Q&A: Religious People Who Steal
Religious People Who Steal
Question
Peace to you, my teacher and rabbi,
In several places where I worked, I saw religious employees stealing time from their employer for prayers that were clearly not authorized for them to take (for example, they clock in and go pray the morning service), and they drag out the prayer and add a lesson and so on. What is surprising is that the more devout the person is, the more he steals (lengthening the prayer, adding Psalms, studying the daily Talmud page, etc.).
1. Are you familiar with this phenomenon?
2. Do you have an idea how to look at it without getting angry and becoming religiously weakened? In the sense of: if those who accept the kingdom of Heaven and the yoke of the commandments behave this way, let my lot not be with them…
Answer
- I am aware that this phenomenon exists.
- The proper advice is to remove yourself from the category of those who hang their faith on the behavior of human beings. There are weak-minded people who determine their beliefs according to the principle that if these people and those people act this way, let my lot not be with them. But the fact that instructions take such people into account does not mean that this is indeed the proper way to make decisions. There are such people and such ways of thinking, and therefore they must be taken into account, but these are very poor ways to make decisions. For example, the Sages enacted that the priest should read the section of first-fruits aloud for the one bringing the offering because of those who did not know how to read. Should one infer from this that it is desirable to be someone who does not know how to read? Think carefully about it…
Discussion on Answer
I have always wondered about the change in thinking regarding prayer, between the generation of the Sages and our own generation.
In Berakhot 16 and in the Shulchan Arukh, section 63, it is explained that laborers may be lenient in the laws of prayer.

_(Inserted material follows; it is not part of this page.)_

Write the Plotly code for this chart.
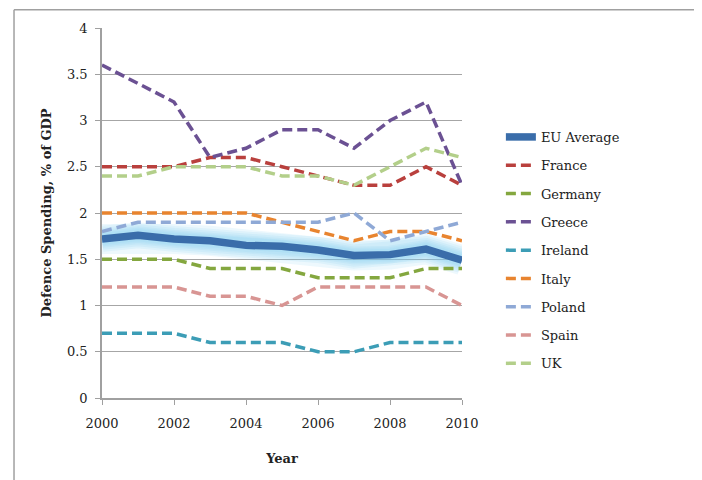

They are exempt from prayer with a quorum and from the repetition of the prayer leader, and they may recite the Shema while atop a tree.
So true, in their time work began in the fields at dawn, and in our time it is possible to manage to pray beforehand. But what about someone who has to travel to work, or take the children to preschool?
Another point—in their time the order of priorities was this: I cannot pray, because I am working.
Today the order is reversed: I cannot work, because I need to pray / study / guard my eyes, and so on.
That is, in their time, the first assumption was that a person has to live his life and earn a livelihood, and Jewish law must adapt itself to normal life.
Today, the thinking is that a person must first fulfill the demands of the Shulchan Arukh, and only if it works out for him can he also work.
That is my feeling from my experience in the Haredi public.
Rabbi, do you agree with me?
Completely. The Haredi outlook is that life is a trial that must be endured successfully, but the focus should be on Torah. Life only interferes with that. In modern religiosity (and to some extent also in Hasidism at its origin, not as it is today), the outlook was the opposite.
And perhaps one more remark (in the name of Rabbi Levi Yitzhak of Berdichev, who appeared to me in a dream). Because of the importance these guys attach to serving God, they make the mistake and steal. Others who do not steal are not necessarily better; rather, they simply do not attach such great importance to their values or interests. Thus, generally speaking, elderly men and women do not commit adultery, and those who do not believe do not murder because of their beliefs, and so on.